Certamente vi è anche la descrizione/previsione di un mondo che aspira a realizzare la giustizia sociale, diminuendo il distacco, all’epoca abissale (ma oggi, in forme diverse, poco meno) fra ricchi e poveri. A ben guardare vi si trova perfino in nuce il contrasto fra chi privilegia l’individuo in quanto tale e chi invece mette in primo piano l’umanità, cioè la collettività. In realtà il monaco Sosima è convinto che l’umanità (allora come oggi) per quanto se ne parli molto interessi poco e sempre meno. Difatti ”l’idea di servire l’umanità si va sempre più spegnendo nel mondo, come l’idea della fratellanza e dell’unità degli uomini: ed in verità, quest’idea è spesso accolta con un senso di scherno, giacché, come potrà abbandonare le propri abitudini un simile schiavo, dal momento che è abituato a soddisfare tutti questi innumerevoli bisogni, inventati da lui stesso? Egli vive a sé, che gli importa il complesso?”.
E’ ben vero che, tutt’al contrario, di lì a qualche anno, smentendo questa descrizione/profezia, che mette in primo piano l’individuo con la sua brama di soddisfare ogni bisogno/desiderio, in Europa sarà il “complesso”, la collettività, a prevalere tanto nella società quanto nella politica. Una prevalenza che assumerà nei vari paesi forme diverse (proprio in Russia le più terribili e oppressive), ma comunque comportanti l’obbligo di sottomissione (a volte il sacrificio) dell’individuo al “complesso” in vista di un troppo spesso presunto, perché fondato, più che sulla giustizia, sull’invidia e l’egoismo, bene comune.
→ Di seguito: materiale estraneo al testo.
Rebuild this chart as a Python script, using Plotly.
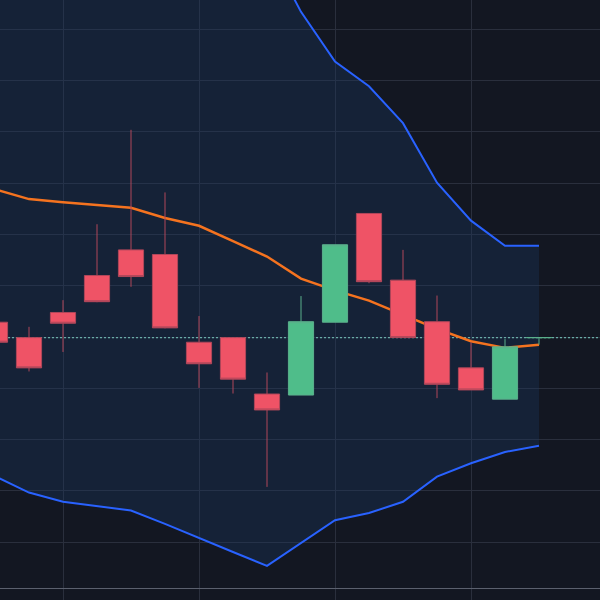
import plotly.graph_objects as go

# ---- data ----
bar_index = list(range(17))

open_ = [100.29, 99.99, 100.48, 101.20, 101.70, 101.61, 99.90, 99.99, 98.89,
         98.87, 100.29, 102.41, 101.11, 100.30, 99.40, 98.79, 99.99]
high = [100.37, 100.20, 100.72, 102.20, 104.04, 102.82, 100.41, 100.00, 99.31,
        100.80, 101.80, 102.41, 101.70, 100.81, 99.90, 99.96, 99.99]
low = [99.83, 99.33, 99.71, 100.68, 100.98, 100.17, 99.01, 98.90, 97.08,
       98.87, 100.29, 101.05, 99.99, 98.81, 98.97, 98.79, 99.85]
close = [99.90, 99.40, 100.27, 100.69, 101.18, 100.18, 99.48, 99.18, 98.58,
         100.30, 101.80, 101.08, 99.99, 99.08, 98.97, 99.81, 99.99]

sma = [102.88, 102.69, 102.63, 102.58, 102.52, 102.32, 102.17, 101.87, 101.57,
       101.14, 100.91, 100.71, 100.44, 100.16, 99.92, 99.79, 99.85]
upper_band = [108.46, 108.42, 108.46, 108.44, 108.43, 108.27, 108.25, 107.92, 107.60,
              106.34, 105.37, 104.89, 104.17, 103.01, 102.27, 101.78, 101.78]
lower_band = [97.29, 96.97, 96.79, 96.71, 96.62, 96.36, 96.08, 95.81, 95.54,
              95.99, 96.43, 96.57, 96.79, 97.28, 97.54, 97.76, 97.88]

price_grid = [96, 97, 98, 99, 100, 101, 102, 103, 104, 105, 106]

# ---- styling ----
BG = "#131722"
GRID = "#2a2f3d"
BLUE = "#2962ff"
ORANGE = "#f5731f"
GREEN = "#4fbd8a"
GREEN_LINE = "#5bb08c"
RED = "#ef5366"
RED_LINE = "#b0475a"
PRICE_LINE = "#6aaca6"

x_range = [0.147, 17.794]
y_range = [94.875, 106.571]

fig = go.Figure()

fig.add_trace(go.Scatter(
    x=bar_index, y=upper_band, mode="lines",
    line=dict(color=BLUE, width=2), hoverinfo="skip", showlegend=False))
fig.add_trace(go.Scatter(
    x=bar_index, y=lower_band, mode="lines",
    line=dict(color=BLUE, width=2), fill="tonexty",
    fillcolor="rgba(28,58,100,0.32)", hoverinfo="skip", showlegend=False))
# last-price line (dotted)
fig.add_trace(go.Scatter(
    x=x_range, y=[close[-1], close[-1]], mode="lines",
    line=dict(color=PRICE_LINE, width=1.3, dash="2px,2px"),
    hoverinfo="skip", showlegend=False))
fig.add_trace(go.Scatter(
    x=bar_index, y=sma, mode="lines",
    line=dict(color=ORANGE, width=2.5), hoverinfo="skip", showlegend=False))

fig.add_trace(go.Candlestick(
    x=bar_index, open=open_, high=high, low=low, close=close,
    xaxis="x2", yaxis="y2",
    increasing=dict(line=dict(color=GREEN_LINE, width=1), fillcolor=GREEN),
    decreasing=dict(line=dict(color=RED_LINE, width=1), fillcolor=RED),
    whiskerwidth=0, showlegend=False))

fig.update_layout(
    width=600, height=600,
    margin=dict(l=0, r=0, t=0, b=0),
    paper_bgcolor=BG, plot_bgcolor=BG,
    showlegend=False,
    boxgap=0.26, boxgroupgap=0,
    xaxis=dict(range=x_range, showgrid=True, gridcolor=GRID, gridwidth=1,
               tick0=2, dtick=4, showticklabels=False, ticks="",
               zeroline=False, anchor="free", position=0.02,
               showline=True, linecolor="#5b606e", linewidth=1,
               rangeslider=dict(visible=False)),
    yaxis=dict(range=y_range, tickvals=price_grid, showgrid=True,
               gridcolor=GRID, gridwidth=1, showticklabels=False,
               ticks="", zeroline=False),
    xaxis2=dict(range=x_range, overlaying="x", visible=False,
                rangeslider=dict(visible=False)),
    yaxis2=dict(range=y_range, overlaying="y", visible=False),
)

fig.write_html("out.html", config={"displayModeBar": False},
               post_script="document.body.style.margin='0';document.body.style.overflow='hidden';")
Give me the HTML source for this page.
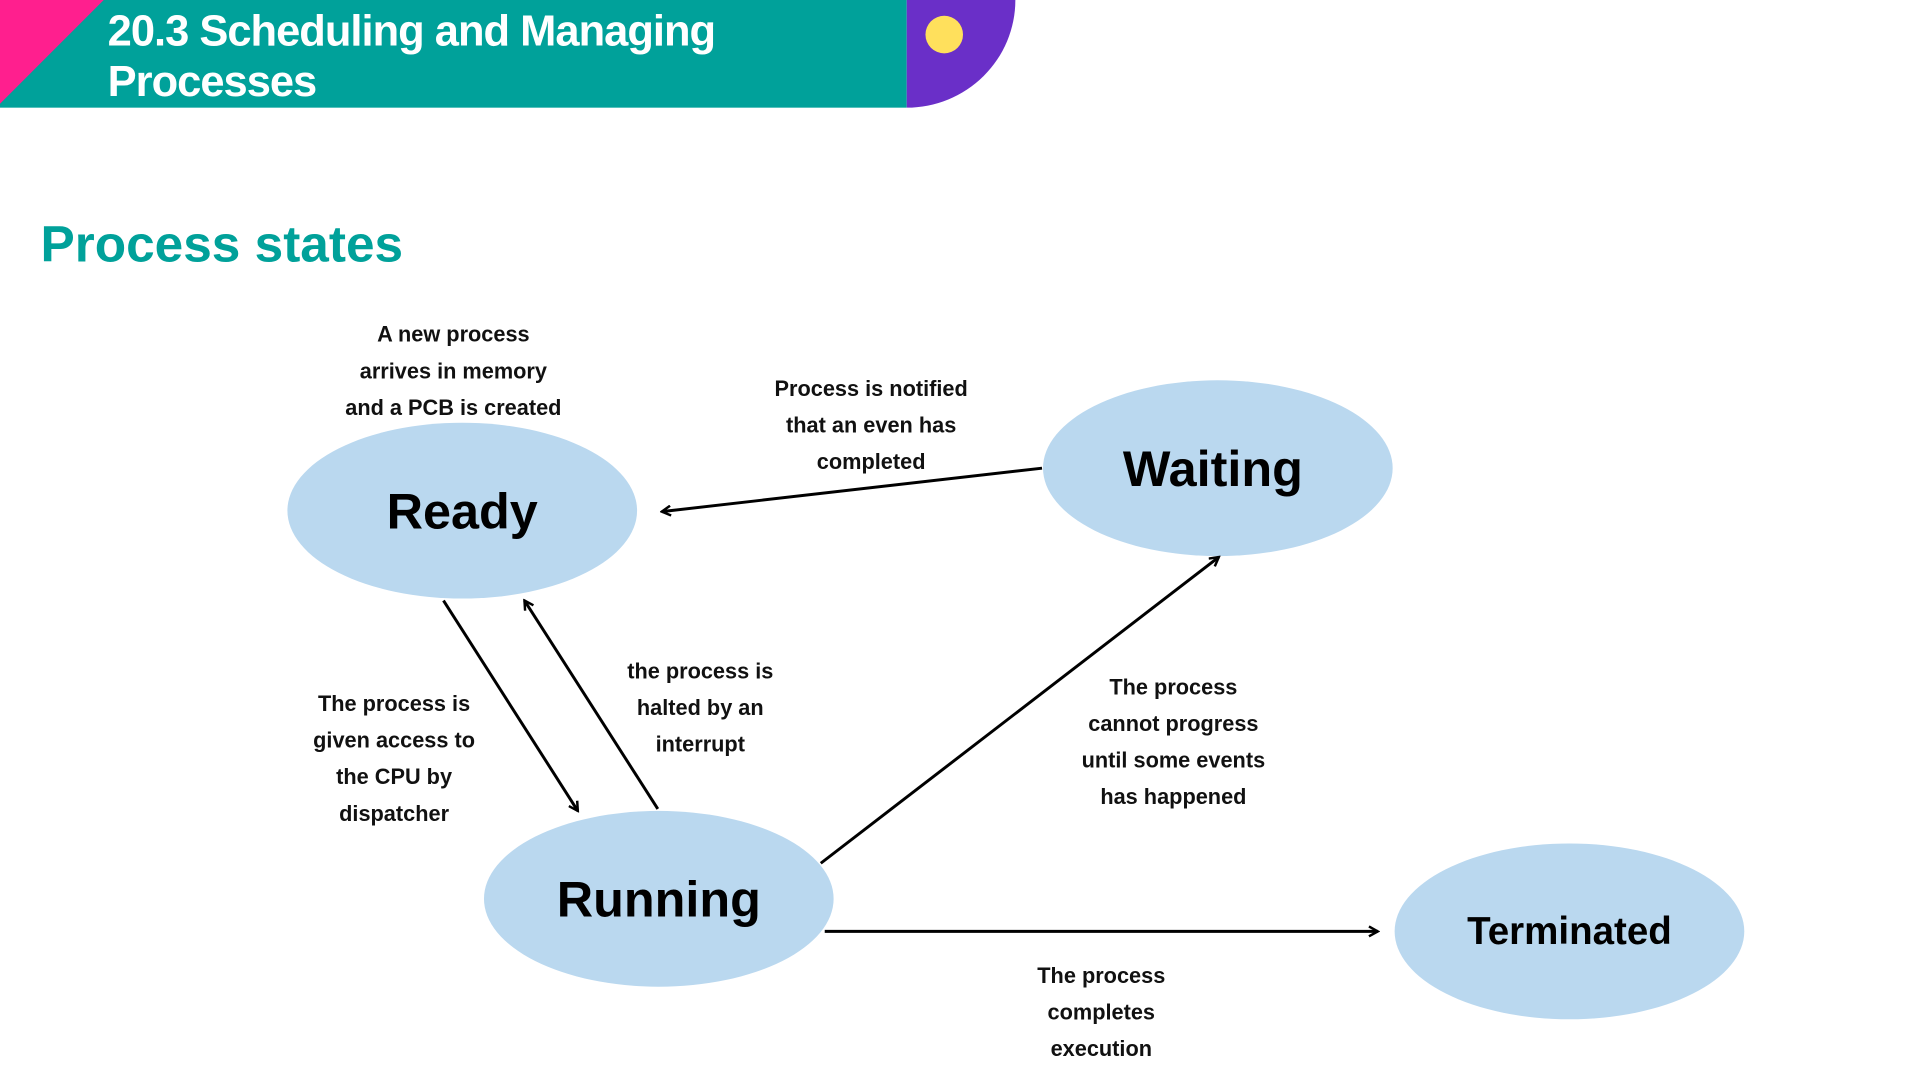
<!DOCTYPE html>
<html><head><meta charset="utf-8"><style>
body{margin:0;width:1920px;height:1080px;background:#fff;overflow:hidden;position:relative;font-family:"Liberation Sans",sans-serif}
#w{position:absolute;left:0;top:0;width:1920px;height:1080px;transform:scale(0.9877);transform-origin:0 0}
.t{position:absolute;text-align:center;font-weight:bold;font-size:22px;line-height:37px;color:#111;transform:translateX(-50%);white-space:nowrap}
</style></head><body><div id="w">
<svg width="1920" height="1080" style="position:absolute;left:0;top:0">
<defs><marker id="a" markerWidth="12" markerHeight="12" refX="10" refY="6" orient="auto" markerUnits="userSpaceOnUse"><path d="M1,1 L10,6 L1,11" fill="none" stroke="#000" stroke-width="2.5"/></marker></defs>
<rect x="0" y="0" width="918" height="109" fill="#00a19a"/>
<polygon points="0,0 105,0 0,105" fill="#ff1f8e"/>
<path d="M918,0 H1028 V0 A110,109 0 0 1 918,109 Z" fill="#6a2fc8"/>
<circle cx="956" cy="35" r="19" fill="#ffe05c"/>
<ellipse cx="468" cy="517" rx="177" ry="89" fill="#bad8ef"/>
<ellipse cx="1233" cy="474" rx="177" ry="89" fill="#bad8ef"/>
<ellipse cx="667" cy="910" rx="177" ry="89" fill="#bad8ef"/>
<ellipse cx="1589" cy="943" rx="177" ry="89" fill="#bad8ef"/>
<g stroke="#000" stroke-width="3" marker-end="url(#a)">
<line x1="1055" y1="474" x2="670" y2="518"/>
<line x1="449" y1="608" x2="585" y2="821"/>
<line x1="666" y1="819" x2="531" y2="608"/>
<line x1="831" y1="874" x2="1234" y2="564"/>
<line x1="835" y1="943" x2="1395" y2="943"/>
</g>
<g font-family="Liberation Sans,sans-serif" font-weight="bold" fill="#000" text-anchor="middle">
<text x="468" y="535" font-size="51">Ready</text>
<text x="1228" y="492" font-size="51">Waiting</text>
<text x="667" y="928" font-size="51">Running</text>
<text x="1589" y="956" font-size="39">Terminated</text>
</g>
</svg>
<div style="position:absolute;left:109px;top:6px;color:#fff;font-weight:bold;font-size:44px;line-height:51px;letter-spacing:-1px">20.3 Scheduling and Managing<br>Processes</div>
<div style="position:absolute;left:41px;top:218px;color:#00a19a;font-weight:bold;font-size:52px;line-height:60px">Process states</div>
<div class="t" style="left:459px;top:320px">A new process<br>arrives in memory<br>and a PCB is created</div>
<div class="t" style="left:882px;top:375px">Process is notified<br>that an even has<br>completed</div>
<div class="t" style="left:709px;top:661px">the process is<br>halted by an<br>interrupt</div>
<div class="t" style="left:399px;top:694px">The process is<br>given access to<br>the CPU by<br>dispatcher</div>
<div class="t" style="left:1188px;top:677px">The process<br>cannot progress<br>until some events<br>has happened</div>
<div class="t" style="left:1115px;top:969px">The process<br>completes<br>execution</div>
</div></body></html>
Tuttavia lo stariez aveva ragione. I veri fondamenti, le vere caratteristiche di una società che ha abbandonato Cristo (questa almeno l’opinione di Dostoevskij attraverso Sosima) sono quelle espresse dal diritto a moltiplicare i propri bisogni e dalla conseguente nascita di “una quantità di desideri stupidi e assurdi, di abitudini e d’invenzioni insensate”. Oggi descriverle, farne un elenco è fin troppo facile, ma sarebbe anche tempo perso dal momento che alcuni fra i più insensati costituiscono attualmente oggetto di un dibattito politico, che riempie di sé tutti i mass-media.